RAW DATA >>
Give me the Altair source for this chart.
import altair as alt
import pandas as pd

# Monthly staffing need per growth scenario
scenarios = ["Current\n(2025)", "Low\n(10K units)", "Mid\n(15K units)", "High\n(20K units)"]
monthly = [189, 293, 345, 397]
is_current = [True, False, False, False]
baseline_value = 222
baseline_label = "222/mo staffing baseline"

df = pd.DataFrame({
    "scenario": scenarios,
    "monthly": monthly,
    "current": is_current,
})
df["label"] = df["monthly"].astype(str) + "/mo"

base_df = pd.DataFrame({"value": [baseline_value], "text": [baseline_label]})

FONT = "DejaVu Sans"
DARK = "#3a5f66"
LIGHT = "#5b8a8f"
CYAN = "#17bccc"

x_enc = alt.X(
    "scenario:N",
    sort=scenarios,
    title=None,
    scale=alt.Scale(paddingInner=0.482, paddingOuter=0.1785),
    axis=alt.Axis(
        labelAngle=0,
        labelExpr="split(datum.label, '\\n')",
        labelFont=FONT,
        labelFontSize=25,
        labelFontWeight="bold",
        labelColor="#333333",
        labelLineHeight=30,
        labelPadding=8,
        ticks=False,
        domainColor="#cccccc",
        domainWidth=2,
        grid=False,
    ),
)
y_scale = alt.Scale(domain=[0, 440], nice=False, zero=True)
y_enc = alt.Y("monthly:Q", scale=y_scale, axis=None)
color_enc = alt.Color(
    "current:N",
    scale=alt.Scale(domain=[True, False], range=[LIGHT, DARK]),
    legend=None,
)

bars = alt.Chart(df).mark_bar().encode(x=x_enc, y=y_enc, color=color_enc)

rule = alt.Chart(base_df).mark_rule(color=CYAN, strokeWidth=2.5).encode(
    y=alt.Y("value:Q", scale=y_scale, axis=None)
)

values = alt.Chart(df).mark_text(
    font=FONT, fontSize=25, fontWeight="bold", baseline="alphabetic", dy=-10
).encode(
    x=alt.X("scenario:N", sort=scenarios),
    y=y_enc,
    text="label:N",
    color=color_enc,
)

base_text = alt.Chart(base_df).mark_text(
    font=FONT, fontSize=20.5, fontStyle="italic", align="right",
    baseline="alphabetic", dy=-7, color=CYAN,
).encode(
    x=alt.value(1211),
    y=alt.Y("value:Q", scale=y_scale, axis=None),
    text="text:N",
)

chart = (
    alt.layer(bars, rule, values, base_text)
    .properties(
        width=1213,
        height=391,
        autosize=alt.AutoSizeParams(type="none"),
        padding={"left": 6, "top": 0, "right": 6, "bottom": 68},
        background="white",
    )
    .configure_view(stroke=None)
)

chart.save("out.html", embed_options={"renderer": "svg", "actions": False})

PROBLEM REQUIREMENTS >> All of the material above needs to be retyped word for word.

TASK RESULT >>
Give me the Altair source for this chart.
import altair as alt
import pandas as pd

# Monthly staffing need per growth scenario
scenarios = ["Current\n(2025)", "Low\n(10K units)", "Mid\n(15K units)", "High\n(20K units)"]
monthly = [189, 293, 345, 397]
is_current = [True, False, False, False]
baseline_value = 222
baseline_label = "222/mo staffing baseline"

df = pd.DataFrame({
    "scenario": scenarios,
    "monthly": monthly,
    "current": is_current,
})
df["label"] = df["monthly"].astype(str) + "/mo"

base_df = pd.DataFrame({"value": [baseline_value], "text": [baseline_label]})

FONT = "DejaVu Sans"
DARK = "#3a5f66"
LIGHT = "#5b8a8f"
CYAN = "#17bccc"

x_enc = alt.X(
    "scenario:N",
    sort=scenarios,
    title=None,
    scale=alt.Scale(paddingInner=0.482, paddingOuter=0.1785),
    axis=alt.Axis(
        labelAngle=0,
        labelExpr="split(datum.label, '\\n')",
        labelFont=FONT,
        labelFontSize=25,
        labelFontWeight="bold",
        labelColor="#333333",
        labelLineHeight=30,
        labelPadding=8,
        ticks=False,
        domainColor="#cccccc",
        domainWidth=2,
        grid=False,
    ),
)
y_scale = alt.Scale(domain=[0, 440], nice=False, zero=True)
y_enc = alt.Y("monthly:Q", scale=y_scale, axis=None)
color_enc = alt.Color(
    "current:N",
    scale=alt.Scale(domain=[True, False], range=[LIGHT, DARK]),
    legend=None,
)

bars = alt.Chart(df).mark_bar().encode(x=x_enc, y=y_enc, color=color_enc)

rule = alt.Chart(base_df).mark_rule(color=CYAN, strokeWidth=2.5).encode(
    y=alt.Y("value:Q", scale=y_scale, axis=None)
)

values = alt.Chart(df).mark_text(
    font=FONT, fontSize=25, fontWeight="bold", baseline="alphabetic", dy=-10
).encode(
    x=alt.X("scenario:N", sort=scenarios),
    y=y_enc,
    text="label:N",
    color=color_enc,
)

base_text = alt.Chart(base_df).mark_text(
    font=FONT, fontSize=20.5, fontStyle="italic", align="right",
    baseline="alphabetic", dy=-7, color=CYAN,
).encode(
    x=alt.value(1211),
    y=alt.Y("value:Q", scale=y_scale, axis=None),
    text="text:N",
)

chart = (
    alt.layer(bars, rule, values, base_text)
    .properties(
        width=1213,
        height=391,
        autosize=alt.AutoSizeParams(type="none"),
        padding={"left": 6, "top": 0, "right": 6, "bottom": 68},
        background="white",
    )
    .configure_view(stroke=None)
)

chart.save("out.html", embed_options={"renderer": "svg", "actions": False})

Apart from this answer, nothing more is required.